Sajid Javid (above) has been appointed as Home Secretary, after Amber Rudd resigned following the Windrush scandal © EPA

What does Sajid Javid’s appointment as Home Secretary mean for the UK government’s approach to Brexit? After the overnight drama following Amber Rudd’s resignation, the implications are front and centre of discussion at Westminster.

The trigger for Ms Rudd’s departure was, of course, her failure to deal effectively with the Windrush scandal. But her resignation comes at another critical moment in the Brexit saga and could have an impact on the direction of events.

Here are four questions raised by the change at the Home Office.

First, does Mr Javid’s appointment shift the balance in the Brexit subcommittee between Leavers and Remainers?

Mrs May’s ministerial committee on Brexit is split 5-5 between pro-Europeans and hard Brexiters, with Mrs May holding a casting vote.

Ms Rudd was one of the most committed Remainers in the 2016 Brexit referendum. Although Mr Javid was also pro-Remain, he is a much less enthusiastic pro-European than his predecessor.

For now, it is hard to see Mr Javid’s appointment changing the balance in the committee much. An important early test will come on Wednesday, when Mrs May is determined to get her committee to back her proposal— one drawn up by her top civil servants but intensely disliked by hard Brexiters, including those in cabinet. This is the next big Brexit “moment”.

What does Mr Javid’s appointment mean for the government’s policy on migration from the EU?

Although Amber Rudd has set out most of the details on “settled status” for the 3.2m EU expats in the UK, no decisions have yet been taken on future immigration policy.

This delay has been widely criticised and it may well fall to Mr Javid to set out the plans later this year. The key question is whether EU migrants will get preferential access to the UK over and above those from non-EU states.

Mr Javid has said little on the topic. But he is expected to demonstrate a reasonably liberal approach to immigration, not least because of its net economic benefits. As communities secretary, he notably said any new immigration system for EU workers such as “work visas” would be designed to ensure that “the building sector has got whatever it needs to reach my ambition” of building 1m homes by 2020.

Will Amber Rudd join pro-Europeans on the Conservative backbenches?

The Commons is heading for a series of crucial votes on the customs union and on the final deal that Mrs May brings back from Brussels. If Ms Rudd were to lend her support to pro-European MPs like Anna Soubry and Dominic Grieve, that could be a significant development.

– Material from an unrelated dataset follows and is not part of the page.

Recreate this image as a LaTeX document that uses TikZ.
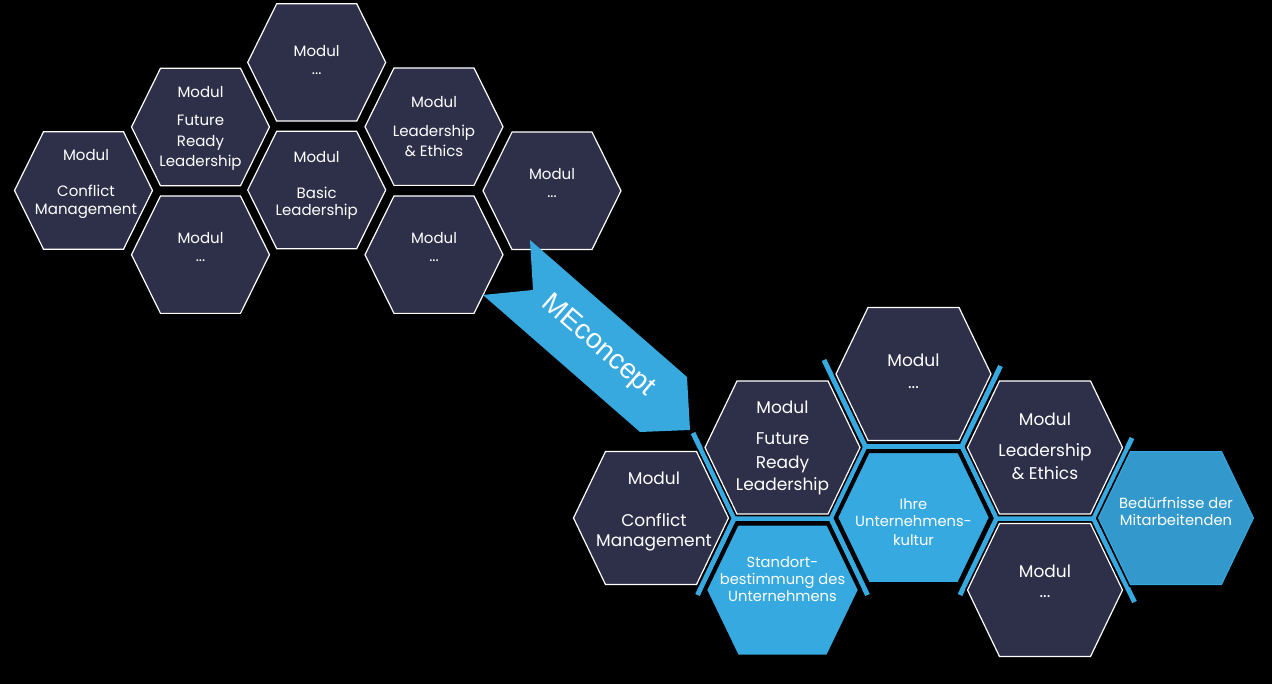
\documentclass[tikz,border=0pt]{standalone}
\usepackage{fontspec}
\setmainfont{Poppins}
\newfontfamily\arialfont{Liberation Sans}
\definecolor{hexdark}{HTML}{2E304A}
\definecolor{hexblue}{HTML}{36A9E1}
\definecolor{hexblueB}{HTML}{3399CC}
\definecolor{arrowblue}{HTML}{38A9DF}
\newcommand\hexagonpath[6]{%
  \path[#1] ({#2-#4},{#3}) -- ({#2-#5},{#3-#6}) -- ({#2+#5},{#3-#6}) -- ({#2+#4},{#3}) -- ({#2+#5},{#3+#6}) -- ({#2-#5},{#3+#6}) -- cycle;}
\newcommand\hexL[3]{\hexagonpath{#1}{#2}{#3}{69}{40}{58.7}}
\newcommand\hexR[3]{\hexagonpath{#1}{#2}{#3}{77.5}{45.5}{66.5}}
\begin{document}
\begin{tikzpicture}[x=1pt,y=-1pt,
  txtL/.style={text=white, font=\fontsize{15}{17}\selectfont, anchor=base, inner sep=0pt},
  txtR/.style={text=white, font=\fontsize{17}{19}\selectfont, anchor=base, inner sep=0pt},
  txtB/.style={text=white, font=\fontsize{14.7}{16}\selectfont, anchor=base, inner sep=0pt},
  hexleft/.style={fill=hexdark, draw=white, line width=1.2pt},
  hexdarkR/.style={fill=hexdark, draw=white, line width=1.2pt, preaction={draw=black, line width=4.5pt}},
  hexblueR/.style={fill=hexblue, draw=black, line width=4pt},
  hexblueS/.style={fill=hexblueB, draw=hexblue, line width=1pt, preaction={draw=black, line width=4.5pt}},
  sepline/.style={draw=hexblue, line width=5pt, line join=miter},
  arrowshape/.style={fill=arrowblue}]
% background
\path[fill=black] (0,0) rectangle (1272,684);

% ---------- separator lines (right cluster) ----------
\coordinate (j01) at (734.2,518.5);
\coordinate (j12a) at (865.3,446.3);
\coordinate (j12b) at (830.7,518.3);
\coordinate (j23a) at (961.8,446.3);
\coordinate (j23b) at (996.7,518.3);
\coordinate (j34) at (1093.2,518.5);
\coordinate (ea1) at (693,433);
\coordinate (ea2) at (697.5,595);
\coordinate (eb1) at (824,360);
\coordinate (eb2) at (867.5,595);
\coordinate (ec1) at (1000.5,366);
\coordinate (ec2) at (960,595);
\coordinate (ed1) at (1132,438);
\coordinate (ed2) at (1134.5,602);
\draw[sepline] (ea1) -- (j01) -- (ea2);
\draw[sepline] (j01) -- (j12b);
\draw[sepline] (eb1) -- (j12a) -- (j12b) -- (eb2);
\draw[sepline] (j12a) -- (j23a);
\draw[sepline] (ec1) -- (j23a) -- (j23b) -- (ec2);
\draw[sepline] (j23b) -- (j34);
\draw[sepline] (ed1) -- (j34) -- (ed2);

% ---------- right cluster hexagons ----------
\hexR{hexdarkR}{651}{518}
\hexR{hexdarkR}{782.5}{447.5}
\hexR{hexblueR}{782.5}{590}
\hexR{hexdarkR}{913.5}{374}
\hexR{hexblueR}{913.5}{517.5}
\hexR{hexdarkR}{1045}{447.5}
\hexR{hexdarkR}{1045}{590}
\hexR{hexblueS}{1176}{518}

% ---------- left cluster hexagons ----------
\hexL{hexleft}{83.5}{190.5}
\hexL{hexleft}{200.5}{127}
\hexL{hexleft}{200.5}{254.7}
\hexL{hexleft}{316.7}{62.4}
\hexL{hexleft}{316.7}{190}
\hexL{hexleft}{434}{126.7}
\hexL{hexleft}{434}{254.7}
\hexL{hexleft}{552}{190.8}

% ---------- arrow ----------
\path[arrowshape] (530,240) -- (687,377) -- (690,430) -- (640,432) -- (483,295) -- (533,290) -- cycle;
\node[rotate=-41, text=white, font=\arialfont\fontsize{28}{30}\selectfont, inner sep=0pt] (mec) at (598,346) {MEconcept};

% ---------- left texts ----------
\node[txtL] (lcm1) at (86,160.8) {Modul};
\node[txtL] (lcm2) at (86,196.8) {Conflict};
\node[txtL] (lcm3) at (86,214.4) {Management};
\node[txtL] (lfr1) at (200.5,97.4) {Modul};
\node[txtL] (lfr2) at (200.5,125.1) {Future};
\node[txtL] (lfr3) at (200.5,146.1) {Ready};
\node[txtL] (lfr4) at (200.5,166.1) {Leadership};
\node[txtL] (lma1) at (200.5,243.1) {Modul};
\node[txtL] (lma2) at (200.5,261.5) {...};
\node[txtL] (lmb1) at (316.7,56.8) {Modul};
\node[txtL] (lmb2) at (316.7,75) {...};
\node[txtL] (lbl1) at (316.7,162.1) {Modul};
\node[txtL] (lbl2) at (316.7,198.4) {Basic};
\node[txtL] (lbl3) at (316.7,215.8) {Leadership};
\node[txtL] (lle1) at (434,107.8) {Modul};
\node[txtL] (lle2) at (434,136.1) {Leadership};
\node[txtL] (lle3) at (434,156.8) {\&~Ethics};
\node[txtL] (lmc1) at (434,243.1) {Modul};
\node[txtL] (lmc2) at (434,261.5) {...};
\node[txtL] (lmd1) at (552,179.1) {Modul};
\node[txtL] (lmd2) at (552,197.2) {...};

% ---------- right texts ----------
\node[txtR] (rcm1) at (654,484.3) {Modul};
\node[txtR] (rcm2) at (654,526) {Conflict};
\node[txtR] (rcm3) at (654,546) {Management};
\node[txtR] (rfr1) at (782.5,413.3) {Modul};
\node[txtR] (rfr2) at (782.5,444.3) {Future};
\node[txtR] (rfr3) at (782.5,468.3) {Ready};
\node[txtR] (rfr4) at (782.5,490.3) {Leadership};
\node[txtR] (rma1) at (913.5,367) {Modul};
\node[txtR] (rma2) at (913.5,388.5) {...};
\node[txtR] (rle1) at (1045,425) {Modul};
\node[txtR] (rle2) at (1045,456.7) {Leadership};
\node[txtR] (rle3) at (1045,479.3) {\&~Ethics};
\node[txtR] (rmb1) at (1045,577.7) {Modul};
\node[txtR] (rmb2) at (1045,597.8) {...};
\node[txtB] (rst1) at (782.5,567.3) {Standort-};
\node[txtB] (rst2) at (782.5,584.3) {bestimmung des};
\node[txtB] (rst3) at (782.5,601.7) {Unternehmens};
\node[txtB] (rih1) at (913.5,509.3) {Ihre};
\node[txtB] (rih2) at (913.5,526.7) {Unternehmens-};
\node[txtB] (rih3) at (913.5,545) {kultur};
\node[txtB] (rbe1) at (1176,508.3) {Bedürfnisse der};
\node[txtB] (rbe2) at (1176,525.7) {Mitarbeitenden};
\end{tikzpicture}
\end{document}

However, Ms Rudd may find it hard to criticise government policy, having been at the centre of Brexit decision-making for so long. Other pro-Europeans who have left the cabinet, Damian Green and Justine Greening, have been notably quiet. And Ms Rudd may be calculating how to make a comeback.

Final question: has this politically damaged Mrs May?

The prime minister is under fire for having been the true author of the “hostile environment” policy that led to the Windrush debacle. Now that Ms Rudd has gone, opposition attacks on the PM herself could intensify.

Mrs May will almost certainly survive in post until after the UK leaves the EU in March 2019. But damage to her leadership over the Windrush debacle comes at an unfortunate moment — just as she is about to confront the hard Brexiters over her plans to implement a “customs partnership”.


Further reading

Labour exit bill proposal will not give Brits the Brexit they deserve

“Those who want to overturn the result of the Referendum have been calling for a ‘no Brexit option’ for months, and this amendment would grant it to them. This is not what the British people want, and it is not something that we can accept.” (Brexit secretary David Davis, in The Sun)

Leaving Spaceship Europe: British space policy after Brexit

“Britain’s commercial, industrial, and scientific success is threatened by Brexit: 50% of satellite exports go into the single market, and construction costs are kept low because of the tariff-free trade to import and export components among the EU’s space industry which is dotted across the continent.” (Bleddyn Bowen, Lecturer in International Relations at the University of Leicester, on the LSE politics blog)

Divided but influential? The Exiting the EU select committee

“Divisions may be damaging, but it does not necessarily follow that the committee is ineffective. Previous research on select committee influence shows how it varies from government implementation of committee recommendations, to drawing attention to issues, acting as a source of evidence, and holding ministers to account.” (Philip Lynch, Associate Professor of Politics at the University of Leicester and Richard Whitaker, Associate Professor of European Politics at the University of Leicester, on The UK in a Changing Europe)

H(ans)ard numbers

hansard
hansard

Many more people continue to agree rather than disagree that referendums should be used more often to determine important questions: 58 per cent to 36 per cent, according to the Hansard Society’s latest Audit of Political Engagement:

“As Figure 6 shows, the number of people supporting more referendums has fallen again this year but only by three points, while the number opposing more referendums barely moved, rising by just one point. After the number supporting greater use of referendums fell by 15 points last year, in the immediate aftermath of the EU vote, this year’s result suggests some stabilisation in this indicator. This might in turn suggest that people are not engaging in any longer-term reflection on the 2016 referendum that is significantly altering their attitudes."